“America is missing 1.5 million men of color.” That’s the line in Sybrina Fulton’s op-ed in CNN that stood out most to me.
Fulton is the mother of Trayvon Martin, a black teen whose shooting death at the hands of George Zimmerman in 2012 sparked a national dialogue on race and justice. The op-ed, titled “Why I Support Hillary Clinton” and published Monday, details Fulton’s reasons for throwing her support behind the Democratic frontrunner.
“With so many of our children’s lives on the line or taken, we simply can’t afford to elect a Republican who refuses even to acknowledge the problem of senseless gun violence,” Fulton writes. “The rising generation of our young people need a president who will stand up to inaction from Republicans and indifference from the National Rifle Association. I believe that person is Hillary Clinton.”

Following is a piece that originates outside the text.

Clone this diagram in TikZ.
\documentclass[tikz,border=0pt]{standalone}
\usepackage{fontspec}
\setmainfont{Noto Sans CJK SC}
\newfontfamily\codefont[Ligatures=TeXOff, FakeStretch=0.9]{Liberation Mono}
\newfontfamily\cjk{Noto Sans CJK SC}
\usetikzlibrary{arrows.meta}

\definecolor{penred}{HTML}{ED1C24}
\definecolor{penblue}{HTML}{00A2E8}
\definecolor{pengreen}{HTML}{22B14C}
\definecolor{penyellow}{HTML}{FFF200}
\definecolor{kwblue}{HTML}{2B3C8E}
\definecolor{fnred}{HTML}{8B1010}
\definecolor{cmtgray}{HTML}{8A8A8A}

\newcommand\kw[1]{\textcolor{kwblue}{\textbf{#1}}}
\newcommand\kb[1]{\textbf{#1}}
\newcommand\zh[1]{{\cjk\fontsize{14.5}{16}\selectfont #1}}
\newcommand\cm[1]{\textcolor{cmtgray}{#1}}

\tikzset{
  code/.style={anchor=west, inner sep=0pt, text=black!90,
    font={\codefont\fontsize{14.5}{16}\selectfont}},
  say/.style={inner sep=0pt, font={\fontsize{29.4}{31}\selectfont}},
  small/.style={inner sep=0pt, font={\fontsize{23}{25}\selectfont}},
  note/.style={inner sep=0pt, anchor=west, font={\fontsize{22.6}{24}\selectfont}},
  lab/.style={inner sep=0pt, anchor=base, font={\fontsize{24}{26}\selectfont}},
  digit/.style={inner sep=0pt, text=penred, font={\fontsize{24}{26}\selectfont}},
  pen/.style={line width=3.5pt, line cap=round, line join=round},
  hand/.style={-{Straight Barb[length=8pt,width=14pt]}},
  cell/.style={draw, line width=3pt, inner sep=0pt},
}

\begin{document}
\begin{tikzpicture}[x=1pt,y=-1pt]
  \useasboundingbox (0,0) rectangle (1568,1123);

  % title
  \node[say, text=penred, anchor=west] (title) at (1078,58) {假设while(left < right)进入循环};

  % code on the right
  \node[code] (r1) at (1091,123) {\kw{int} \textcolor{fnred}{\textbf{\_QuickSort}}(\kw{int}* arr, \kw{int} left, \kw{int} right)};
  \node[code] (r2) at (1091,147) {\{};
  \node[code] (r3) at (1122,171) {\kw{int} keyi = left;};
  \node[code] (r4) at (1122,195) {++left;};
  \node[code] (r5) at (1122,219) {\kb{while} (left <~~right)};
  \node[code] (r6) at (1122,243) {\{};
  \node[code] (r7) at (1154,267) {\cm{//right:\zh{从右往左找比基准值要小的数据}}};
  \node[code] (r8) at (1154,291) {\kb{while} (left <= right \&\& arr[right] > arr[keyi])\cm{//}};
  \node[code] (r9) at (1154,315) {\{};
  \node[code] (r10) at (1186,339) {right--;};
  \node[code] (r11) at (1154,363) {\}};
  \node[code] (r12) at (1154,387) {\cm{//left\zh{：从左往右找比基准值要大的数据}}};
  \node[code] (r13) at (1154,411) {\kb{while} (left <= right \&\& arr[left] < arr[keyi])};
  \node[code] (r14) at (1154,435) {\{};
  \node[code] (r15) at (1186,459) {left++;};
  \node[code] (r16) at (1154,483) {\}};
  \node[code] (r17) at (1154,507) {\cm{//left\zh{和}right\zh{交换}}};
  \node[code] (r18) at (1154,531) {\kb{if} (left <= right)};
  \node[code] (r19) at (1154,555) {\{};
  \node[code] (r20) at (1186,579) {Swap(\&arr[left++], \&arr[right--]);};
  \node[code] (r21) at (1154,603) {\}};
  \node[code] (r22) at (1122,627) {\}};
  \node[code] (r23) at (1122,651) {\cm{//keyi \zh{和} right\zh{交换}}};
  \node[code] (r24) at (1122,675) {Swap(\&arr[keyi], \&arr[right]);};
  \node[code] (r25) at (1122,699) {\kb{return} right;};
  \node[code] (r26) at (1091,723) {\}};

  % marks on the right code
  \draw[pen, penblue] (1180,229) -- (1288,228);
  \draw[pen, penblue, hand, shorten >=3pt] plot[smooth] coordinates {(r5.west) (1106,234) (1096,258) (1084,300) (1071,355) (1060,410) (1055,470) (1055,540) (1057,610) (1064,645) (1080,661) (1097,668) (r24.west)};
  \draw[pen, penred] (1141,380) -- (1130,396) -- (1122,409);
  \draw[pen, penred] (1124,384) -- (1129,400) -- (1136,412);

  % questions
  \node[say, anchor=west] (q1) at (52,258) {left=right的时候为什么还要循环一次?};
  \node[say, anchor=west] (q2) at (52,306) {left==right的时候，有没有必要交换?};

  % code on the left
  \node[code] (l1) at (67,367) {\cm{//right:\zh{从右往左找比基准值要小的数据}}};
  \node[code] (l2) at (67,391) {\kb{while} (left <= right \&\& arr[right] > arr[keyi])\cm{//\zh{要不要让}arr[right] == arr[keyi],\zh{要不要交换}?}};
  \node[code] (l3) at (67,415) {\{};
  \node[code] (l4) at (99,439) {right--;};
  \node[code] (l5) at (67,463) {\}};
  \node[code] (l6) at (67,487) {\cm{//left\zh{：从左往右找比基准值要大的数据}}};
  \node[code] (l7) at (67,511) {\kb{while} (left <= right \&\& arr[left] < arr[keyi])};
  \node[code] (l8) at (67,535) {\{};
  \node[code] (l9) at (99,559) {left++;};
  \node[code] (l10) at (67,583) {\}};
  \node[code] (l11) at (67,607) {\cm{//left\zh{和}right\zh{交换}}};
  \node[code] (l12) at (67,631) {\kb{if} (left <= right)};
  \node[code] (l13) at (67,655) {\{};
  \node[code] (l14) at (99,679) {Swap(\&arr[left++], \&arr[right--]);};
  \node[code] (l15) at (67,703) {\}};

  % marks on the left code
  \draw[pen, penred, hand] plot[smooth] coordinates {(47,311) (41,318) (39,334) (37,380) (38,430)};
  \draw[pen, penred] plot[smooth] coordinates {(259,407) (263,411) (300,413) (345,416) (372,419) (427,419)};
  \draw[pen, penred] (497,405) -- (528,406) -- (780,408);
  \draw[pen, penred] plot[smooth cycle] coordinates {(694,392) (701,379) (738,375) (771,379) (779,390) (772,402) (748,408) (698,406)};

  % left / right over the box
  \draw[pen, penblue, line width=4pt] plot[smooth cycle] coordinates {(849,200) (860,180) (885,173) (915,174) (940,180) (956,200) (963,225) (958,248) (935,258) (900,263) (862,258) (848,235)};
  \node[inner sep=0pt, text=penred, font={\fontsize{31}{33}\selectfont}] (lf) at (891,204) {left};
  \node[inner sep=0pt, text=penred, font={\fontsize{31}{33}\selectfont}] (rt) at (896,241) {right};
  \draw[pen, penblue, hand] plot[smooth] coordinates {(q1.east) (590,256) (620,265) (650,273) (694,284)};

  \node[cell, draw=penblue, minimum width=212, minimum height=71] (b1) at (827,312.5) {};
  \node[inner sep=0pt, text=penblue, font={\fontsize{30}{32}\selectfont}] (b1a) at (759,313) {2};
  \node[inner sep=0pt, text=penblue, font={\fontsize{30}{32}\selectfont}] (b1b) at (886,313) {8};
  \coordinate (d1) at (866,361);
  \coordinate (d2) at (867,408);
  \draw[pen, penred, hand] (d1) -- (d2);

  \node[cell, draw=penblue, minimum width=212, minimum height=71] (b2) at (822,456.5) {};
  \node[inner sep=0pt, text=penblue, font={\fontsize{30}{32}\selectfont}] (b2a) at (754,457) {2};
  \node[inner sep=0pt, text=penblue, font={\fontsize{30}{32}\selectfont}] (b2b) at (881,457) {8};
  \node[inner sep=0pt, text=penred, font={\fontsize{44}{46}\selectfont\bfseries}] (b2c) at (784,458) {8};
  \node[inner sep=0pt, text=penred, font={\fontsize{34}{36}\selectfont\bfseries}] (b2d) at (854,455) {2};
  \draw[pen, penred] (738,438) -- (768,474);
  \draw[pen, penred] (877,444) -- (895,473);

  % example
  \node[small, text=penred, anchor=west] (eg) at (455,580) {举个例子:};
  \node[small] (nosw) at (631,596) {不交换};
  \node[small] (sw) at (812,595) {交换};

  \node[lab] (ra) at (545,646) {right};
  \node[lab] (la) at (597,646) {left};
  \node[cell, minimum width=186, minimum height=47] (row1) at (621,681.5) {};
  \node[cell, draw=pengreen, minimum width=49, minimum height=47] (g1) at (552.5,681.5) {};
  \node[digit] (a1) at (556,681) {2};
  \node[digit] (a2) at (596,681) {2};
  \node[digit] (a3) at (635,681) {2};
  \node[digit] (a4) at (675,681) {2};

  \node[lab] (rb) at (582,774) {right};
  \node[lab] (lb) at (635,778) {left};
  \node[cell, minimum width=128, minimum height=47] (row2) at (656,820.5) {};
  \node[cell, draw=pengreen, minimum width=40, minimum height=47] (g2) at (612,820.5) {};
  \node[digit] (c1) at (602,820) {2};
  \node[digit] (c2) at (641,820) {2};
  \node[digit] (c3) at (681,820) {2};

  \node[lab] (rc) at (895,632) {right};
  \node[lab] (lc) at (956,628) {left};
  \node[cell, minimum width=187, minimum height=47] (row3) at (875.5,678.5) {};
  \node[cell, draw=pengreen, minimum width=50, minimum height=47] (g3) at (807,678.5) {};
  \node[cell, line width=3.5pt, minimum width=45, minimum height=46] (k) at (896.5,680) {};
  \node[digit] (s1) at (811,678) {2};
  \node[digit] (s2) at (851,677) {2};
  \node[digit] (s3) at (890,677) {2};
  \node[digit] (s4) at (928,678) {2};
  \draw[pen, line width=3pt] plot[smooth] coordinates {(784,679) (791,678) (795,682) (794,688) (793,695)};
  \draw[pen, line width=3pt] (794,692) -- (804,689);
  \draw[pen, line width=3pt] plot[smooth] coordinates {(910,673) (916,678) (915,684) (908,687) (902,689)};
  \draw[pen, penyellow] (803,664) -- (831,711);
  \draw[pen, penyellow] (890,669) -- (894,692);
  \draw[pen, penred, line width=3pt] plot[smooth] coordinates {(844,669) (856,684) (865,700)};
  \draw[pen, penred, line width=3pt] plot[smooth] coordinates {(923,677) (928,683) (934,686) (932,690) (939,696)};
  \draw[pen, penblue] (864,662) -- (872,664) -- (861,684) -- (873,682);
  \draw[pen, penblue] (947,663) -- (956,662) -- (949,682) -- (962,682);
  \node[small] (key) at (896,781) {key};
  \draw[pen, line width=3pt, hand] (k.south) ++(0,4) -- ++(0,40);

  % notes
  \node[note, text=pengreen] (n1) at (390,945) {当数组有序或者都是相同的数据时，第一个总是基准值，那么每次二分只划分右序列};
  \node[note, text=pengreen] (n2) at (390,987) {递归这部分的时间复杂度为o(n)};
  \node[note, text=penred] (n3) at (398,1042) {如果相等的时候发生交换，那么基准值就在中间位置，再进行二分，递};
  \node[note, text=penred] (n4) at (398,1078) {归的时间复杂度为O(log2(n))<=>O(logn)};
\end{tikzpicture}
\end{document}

Fulton says she supports President Obama’s recent executive actions for common-sense gun reform and says she believes Clinton will take them a step further, specifically by closing the gun show loophole.
But, of course, there is more than gun control at play. There is the issue of systemic racism that leads to the unjust deaths and incarcerations of black people in this country. Fulton addresses this as well:
“She sees what I see: a criminal justice system that is not always just. A system that has contributed to creating a reality where just selling cigarettes, playing loud music, looking at a cop the wrong way or walking home from the store are now activities that can get you killed. If you look at the numbers, America is missing 1.5 million men of color — lost to a system of violence and mass incarceration that seems to have long since forgotten them, but we haven’t.”
The op-ed ends with Fulton listing off names, names that have unfortunately become familiar to many of us: Eric Garner, Jordan Davis, Laquan McDonald, Freddie Gray, Michael Brown, Oscar Grant, Sean Bell,Tamir Rice.
This also reminds me that Hillary Clinton vowed to cut ties with the private prison industry last October.
“When we’re dealing with a mass incarceration crisis, we don’t need private industry incentives that may contribute — or have the appearance of contributing — to over-incarceration,” Clinton campaign spokesperson Xochitl Hinojosa told ThinkProgress when the decision was made.
As it stands, the school-to-prison pipeline system is incarcerating black people at rates much higher than those of white people. One in every three black men will be incarcerated in his lifetime.
We have made some progress in the past few years. A Republican president would threaten to undo all of it, and regress us even further. I agree with Sybrina Fulton. We must protest, and we must vote.